Frogfood renders all meshes using meshlets. A mesh is typically composed of several meshlets, each with a small number of vertices and primitives (Frogfood uses 64 for both). While they were originally conceived of for use in mesh shaders, Frogfood uses them for increased culling granularity.

Scene Loading

The code for scene loading can be found in SceneLoader.cpp.

Frogfood only supports loading glTF scene files using fastgltf. glTF loading has been parallelized where it's most beneficial- image decoding, vertex accessor loading and format conversion, and meshlet construction. To find these instances of parallelization, search for std::execution::par in SceneLoader.cpp.

glTF files with the following extensions are supported and will be rendered correctly by Frogfood:

• KHR_texture_basisu
• KHR_mesh_quantization
• EXT_meshopt_compression
• KHR_lights_punctual
• KHR_materials_emissive_strength

Meshlet Generation

Meshlets are generated using meshoptimizer, which provides an API for building meshlets from a standard indexed mesh. The API is well explained in meshoptimizer's readme.

TODO: Insert diagram or image illustrating the in-memory differences between meshlet meshes and standard meshes.

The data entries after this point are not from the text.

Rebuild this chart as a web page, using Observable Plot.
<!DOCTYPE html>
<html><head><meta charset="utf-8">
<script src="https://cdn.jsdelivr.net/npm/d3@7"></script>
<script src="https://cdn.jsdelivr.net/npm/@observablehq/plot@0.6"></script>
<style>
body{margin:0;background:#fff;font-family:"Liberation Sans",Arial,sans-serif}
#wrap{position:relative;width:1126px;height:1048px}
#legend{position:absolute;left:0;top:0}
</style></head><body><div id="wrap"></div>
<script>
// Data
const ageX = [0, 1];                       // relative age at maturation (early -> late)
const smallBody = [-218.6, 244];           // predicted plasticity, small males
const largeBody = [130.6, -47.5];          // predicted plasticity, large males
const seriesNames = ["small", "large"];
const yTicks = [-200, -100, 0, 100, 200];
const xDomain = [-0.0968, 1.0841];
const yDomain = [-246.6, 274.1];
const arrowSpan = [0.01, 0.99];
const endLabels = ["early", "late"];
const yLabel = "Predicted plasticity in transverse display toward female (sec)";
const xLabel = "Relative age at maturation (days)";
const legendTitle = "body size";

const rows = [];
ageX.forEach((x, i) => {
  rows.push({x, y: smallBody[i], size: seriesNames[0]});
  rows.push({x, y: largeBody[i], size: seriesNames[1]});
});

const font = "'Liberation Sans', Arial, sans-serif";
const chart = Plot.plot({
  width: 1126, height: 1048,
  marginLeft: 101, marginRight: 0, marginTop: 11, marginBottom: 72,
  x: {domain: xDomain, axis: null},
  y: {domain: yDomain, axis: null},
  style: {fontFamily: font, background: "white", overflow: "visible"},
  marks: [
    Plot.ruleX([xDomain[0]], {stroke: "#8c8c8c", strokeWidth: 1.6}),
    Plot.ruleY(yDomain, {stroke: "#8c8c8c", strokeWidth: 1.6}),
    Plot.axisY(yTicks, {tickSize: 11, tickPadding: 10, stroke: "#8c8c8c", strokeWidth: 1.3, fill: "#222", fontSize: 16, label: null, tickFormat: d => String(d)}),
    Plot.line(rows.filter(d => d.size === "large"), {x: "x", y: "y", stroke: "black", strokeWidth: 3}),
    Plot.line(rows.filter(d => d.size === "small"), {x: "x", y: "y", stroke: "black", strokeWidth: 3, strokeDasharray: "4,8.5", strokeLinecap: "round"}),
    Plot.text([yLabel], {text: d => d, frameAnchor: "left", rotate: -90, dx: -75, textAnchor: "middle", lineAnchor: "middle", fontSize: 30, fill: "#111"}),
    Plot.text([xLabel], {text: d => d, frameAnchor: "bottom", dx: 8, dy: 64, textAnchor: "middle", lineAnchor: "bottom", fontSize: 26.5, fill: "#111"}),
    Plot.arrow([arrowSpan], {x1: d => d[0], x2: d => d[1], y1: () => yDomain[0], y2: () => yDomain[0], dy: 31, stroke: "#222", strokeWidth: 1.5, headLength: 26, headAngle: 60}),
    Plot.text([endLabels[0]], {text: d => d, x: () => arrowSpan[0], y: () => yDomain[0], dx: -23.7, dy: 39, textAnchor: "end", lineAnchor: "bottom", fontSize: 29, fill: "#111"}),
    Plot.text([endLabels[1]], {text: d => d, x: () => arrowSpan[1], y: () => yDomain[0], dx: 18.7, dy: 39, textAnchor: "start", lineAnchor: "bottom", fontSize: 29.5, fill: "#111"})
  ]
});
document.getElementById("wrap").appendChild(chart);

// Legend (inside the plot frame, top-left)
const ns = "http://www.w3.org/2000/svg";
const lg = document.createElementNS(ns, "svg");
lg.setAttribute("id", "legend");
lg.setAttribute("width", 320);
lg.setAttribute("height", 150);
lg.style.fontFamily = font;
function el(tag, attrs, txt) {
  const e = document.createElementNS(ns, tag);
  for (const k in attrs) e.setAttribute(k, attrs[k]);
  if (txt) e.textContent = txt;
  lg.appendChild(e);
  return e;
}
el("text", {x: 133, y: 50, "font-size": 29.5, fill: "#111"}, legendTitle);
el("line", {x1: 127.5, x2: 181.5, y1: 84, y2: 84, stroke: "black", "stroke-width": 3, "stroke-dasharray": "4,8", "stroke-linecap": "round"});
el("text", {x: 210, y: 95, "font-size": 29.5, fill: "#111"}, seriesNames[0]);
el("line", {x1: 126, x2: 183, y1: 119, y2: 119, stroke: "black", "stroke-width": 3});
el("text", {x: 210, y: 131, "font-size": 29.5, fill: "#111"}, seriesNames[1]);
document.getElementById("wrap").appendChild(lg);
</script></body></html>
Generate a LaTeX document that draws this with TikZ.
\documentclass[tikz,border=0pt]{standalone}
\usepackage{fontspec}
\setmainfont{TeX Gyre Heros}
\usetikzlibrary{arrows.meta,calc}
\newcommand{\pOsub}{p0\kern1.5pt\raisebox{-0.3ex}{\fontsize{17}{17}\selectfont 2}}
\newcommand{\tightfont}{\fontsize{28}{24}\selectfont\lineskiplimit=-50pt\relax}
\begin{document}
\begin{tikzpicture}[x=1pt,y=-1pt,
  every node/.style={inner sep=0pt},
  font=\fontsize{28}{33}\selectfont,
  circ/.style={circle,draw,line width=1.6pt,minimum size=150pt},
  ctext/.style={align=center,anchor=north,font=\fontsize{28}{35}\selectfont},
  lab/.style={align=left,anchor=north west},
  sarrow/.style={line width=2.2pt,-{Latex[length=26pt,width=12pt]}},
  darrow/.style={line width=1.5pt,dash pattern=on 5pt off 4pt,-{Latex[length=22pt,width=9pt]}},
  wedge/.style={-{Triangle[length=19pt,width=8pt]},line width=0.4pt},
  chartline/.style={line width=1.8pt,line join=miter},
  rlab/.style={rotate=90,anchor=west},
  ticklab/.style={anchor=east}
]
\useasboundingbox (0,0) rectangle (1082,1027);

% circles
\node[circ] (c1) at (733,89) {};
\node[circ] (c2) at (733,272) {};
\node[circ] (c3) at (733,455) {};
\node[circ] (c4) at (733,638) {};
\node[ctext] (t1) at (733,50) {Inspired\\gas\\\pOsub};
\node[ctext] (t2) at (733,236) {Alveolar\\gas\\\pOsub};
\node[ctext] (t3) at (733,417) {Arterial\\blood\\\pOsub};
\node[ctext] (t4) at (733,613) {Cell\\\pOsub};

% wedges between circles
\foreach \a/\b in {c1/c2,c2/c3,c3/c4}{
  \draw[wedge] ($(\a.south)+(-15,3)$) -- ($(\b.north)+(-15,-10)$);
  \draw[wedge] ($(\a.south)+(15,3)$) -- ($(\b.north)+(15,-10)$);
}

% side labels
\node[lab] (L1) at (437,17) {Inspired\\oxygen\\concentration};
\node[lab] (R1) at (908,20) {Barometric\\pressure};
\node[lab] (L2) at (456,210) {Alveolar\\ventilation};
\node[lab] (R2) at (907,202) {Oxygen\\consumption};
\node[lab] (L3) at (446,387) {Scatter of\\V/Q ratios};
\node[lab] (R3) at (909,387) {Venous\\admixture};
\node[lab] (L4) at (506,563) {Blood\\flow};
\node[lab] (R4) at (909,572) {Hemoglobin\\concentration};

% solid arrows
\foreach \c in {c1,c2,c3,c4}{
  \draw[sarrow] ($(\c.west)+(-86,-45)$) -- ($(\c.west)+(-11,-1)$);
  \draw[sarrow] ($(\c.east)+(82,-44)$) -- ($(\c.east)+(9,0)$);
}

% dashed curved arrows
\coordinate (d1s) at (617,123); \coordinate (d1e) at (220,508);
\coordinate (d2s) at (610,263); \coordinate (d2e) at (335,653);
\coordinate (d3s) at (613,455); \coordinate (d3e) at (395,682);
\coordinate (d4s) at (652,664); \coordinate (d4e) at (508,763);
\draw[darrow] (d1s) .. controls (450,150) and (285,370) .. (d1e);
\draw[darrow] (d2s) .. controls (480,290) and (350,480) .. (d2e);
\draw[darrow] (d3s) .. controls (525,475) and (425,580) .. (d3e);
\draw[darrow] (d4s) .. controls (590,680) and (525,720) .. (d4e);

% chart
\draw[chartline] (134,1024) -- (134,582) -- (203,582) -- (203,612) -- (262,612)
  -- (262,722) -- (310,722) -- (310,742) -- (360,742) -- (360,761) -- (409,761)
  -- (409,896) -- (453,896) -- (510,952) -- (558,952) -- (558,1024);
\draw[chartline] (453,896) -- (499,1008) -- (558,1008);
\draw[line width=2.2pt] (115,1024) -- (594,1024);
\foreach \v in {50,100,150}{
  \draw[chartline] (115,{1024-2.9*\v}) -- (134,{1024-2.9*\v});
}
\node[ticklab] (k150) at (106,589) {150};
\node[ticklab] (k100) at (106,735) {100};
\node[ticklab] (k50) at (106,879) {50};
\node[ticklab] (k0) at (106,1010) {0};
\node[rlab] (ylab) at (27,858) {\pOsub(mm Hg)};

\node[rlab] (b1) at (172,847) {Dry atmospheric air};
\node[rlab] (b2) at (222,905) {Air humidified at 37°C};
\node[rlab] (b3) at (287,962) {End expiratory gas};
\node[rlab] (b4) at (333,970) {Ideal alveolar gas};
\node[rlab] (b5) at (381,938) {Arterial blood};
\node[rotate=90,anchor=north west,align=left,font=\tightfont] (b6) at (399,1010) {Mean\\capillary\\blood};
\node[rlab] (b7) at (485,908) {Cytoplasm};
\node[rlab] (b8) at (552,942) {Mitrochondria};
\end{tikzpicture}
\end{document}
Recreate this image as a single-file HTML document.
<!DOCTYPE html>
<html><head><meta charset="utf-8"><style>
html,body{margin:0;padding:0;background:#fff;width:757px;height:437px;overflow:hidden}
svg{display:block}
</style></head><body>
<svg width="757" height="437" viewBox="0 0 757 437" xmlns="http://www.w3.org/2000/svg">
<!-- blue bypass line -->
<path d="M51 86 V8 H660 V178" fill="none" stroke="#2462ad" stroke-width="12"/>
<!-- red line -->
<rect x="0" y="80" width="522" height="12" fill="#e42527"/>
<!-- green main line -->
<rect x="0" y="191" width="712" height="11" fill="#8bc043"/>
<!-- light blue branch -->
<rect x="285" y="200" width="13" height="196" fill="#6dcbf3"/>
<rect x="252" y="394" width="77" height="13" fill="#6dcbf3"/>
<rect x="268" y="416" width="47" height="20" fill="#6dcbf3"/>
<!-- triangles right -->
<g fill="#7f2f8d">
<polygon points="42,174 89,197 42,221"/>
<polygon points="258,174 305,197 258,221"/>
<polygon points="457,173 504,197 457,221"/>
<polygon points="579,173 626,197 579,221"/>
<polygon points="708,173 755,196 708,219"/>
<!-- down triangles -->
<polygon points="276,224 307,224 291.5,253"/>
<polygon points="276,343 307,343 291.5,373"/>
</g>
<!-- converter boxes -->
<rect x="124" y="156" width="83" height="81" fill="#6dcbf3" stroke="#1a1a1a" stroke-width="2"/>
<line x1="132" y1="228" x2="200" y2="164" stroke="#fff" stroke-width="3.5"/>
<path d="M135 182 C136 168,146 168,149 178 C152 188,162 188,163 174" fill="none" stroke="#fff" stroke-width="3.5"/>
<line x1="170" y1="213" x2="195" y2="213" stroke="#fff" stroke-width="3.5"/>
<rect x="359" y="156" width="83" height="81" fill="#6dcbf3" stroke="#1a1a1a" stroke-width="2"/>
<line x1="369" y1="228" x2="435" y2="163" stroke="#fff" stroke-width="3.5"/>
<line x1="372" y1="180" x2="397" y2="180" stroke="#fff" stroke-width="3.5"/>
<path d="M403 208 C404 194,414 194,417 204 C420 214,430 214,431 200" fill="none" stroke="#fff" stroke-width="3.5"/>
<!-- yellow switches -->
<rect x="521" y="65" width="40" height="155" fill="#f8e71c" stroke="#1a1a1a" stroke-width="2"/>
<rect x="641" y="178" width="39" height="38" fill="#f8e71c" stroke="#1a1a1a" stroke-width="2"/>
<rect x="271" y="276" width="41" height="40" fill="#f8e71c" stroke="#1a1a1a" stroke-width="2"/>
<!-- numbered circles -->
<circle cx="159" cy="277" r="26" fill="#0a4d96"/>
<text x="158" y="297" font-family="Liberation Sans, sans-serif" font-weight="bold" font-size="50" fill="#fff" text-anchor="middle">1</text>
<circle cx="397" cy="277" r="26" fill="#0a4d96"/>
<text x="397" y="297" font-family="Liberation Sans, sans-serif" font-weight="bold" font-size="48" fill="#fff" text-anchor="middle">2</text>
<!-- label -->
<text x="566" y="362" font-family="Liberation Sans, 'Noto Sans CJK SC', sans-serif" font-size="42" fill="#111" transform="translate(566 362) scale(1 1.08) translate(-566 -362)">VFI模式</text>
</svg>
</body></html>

The original indexed mesh is retained for the debug forward renderer and creating bottom-level acceleration structures for ray tracing.

Rendering

Because Frogfood originally used OpenGL for rendering, which had no cross-platform mesh shaders at the time, we decided to pursue an alternative approach that leverages the traditional vertex pipeline.

Culling

Culling is performed in two stages:

1. Meshlet Culling

CullMeshlets.comp.glsl

In this stage, each thread of a compute dispatch operates on a single meshlet in the contiguous meshlets buffer. The following tests are performed to determine if the meshlet is visible:

1. Determine if the meshlet's AABB is potentially colliding with the frustum.
2. Calculate the screen-space bounds of the meshlet and its depth, then
   1. If the current view type is "main", then test the bounds against the Hi-Z buffer computed by repeated downsampling of last frame's depth buffer with reduction sampler.
   2. If the current view type is "virtual", then test the bounds against the Hi-P buffer for the current virtual shadow map being rendered. The Hi-P buffer contains a hierarchical representation of which pages are active.

If the meshlet is not culled by any of the above steps, its index gets appended to an array to be consumed in the next stage.

2. Triangle Culling

CullTriangles.comp.glsl

For each meshlet that passed culling, a workgroup is spawned wherein each thread culls a single primitive. Each triangle is subjected to the following tests:

1. Back-facing primitives are culled by inspecting the sign of the determinant of the 3x3 matrix formed by the triangle's clip-space coordinate
2. Frustum culling is performed by checking if the NDC-space bounding box of the triangle collides with the [-1, 1] box
3. Primitives that don't cover any sample points
4. If the view type is "virtual", then the triangle bounds will be tested against an HPB as described in the meshlet culling section

At the end of each workgroup, the indices of unculled triangles gets written to a buffer and their count is stored in an indirect draw command.

The following resources were referenced for triangle culling:

• Optimizing the Graphics Pipeline with Compute
• Triangle Scan Conversion using 2D Homogeneous Coordinates
• https://github.com/GPUOpen-Effects/GeometryFX/blob/master/amd_geometryfx/src/Shaders/AMD_GeometryFX_Filtering.hlsl

Vertex Shader

As we only generate a stream of indices from the triangle culling pass, you may be wondering how we can identify individual meshlets in the vertex shader. The trick involves exploiting our knowledge of the meshlets. Because they can only contain up to 64 vertices, we need no more than log2(64)=6 bits to identify a vertex within a meshlet. The other 26 bits of the index are used to identify the meshlet itself. That means the largest scene we can render contains 2^26 =67 million meshlets containing 64 primitives each, for a total of 4 billion triangles.

A major advantage of hardware mesh shading is that it doesn't require intermediate storage and bandwidth for meshlet indices and vertex indices. Meshlet culling would be moved to a task shader, which spawns mesh shader workgroups for unculled meshlets. Then, each of those threads can use the transformed vertices for both culling and rasterization.

The render below features a subset of Unreal's City Sample (with no textures and less geometry). A 24-8 split, which supports up to 16 million meshlet instances, was used for vertex indices. Even with reduced geometry, there are over 34 million meshlet instances in the scene, overflowing the bits allocated in the vertex indices. Artifacts can be seen in the form of stray geometry.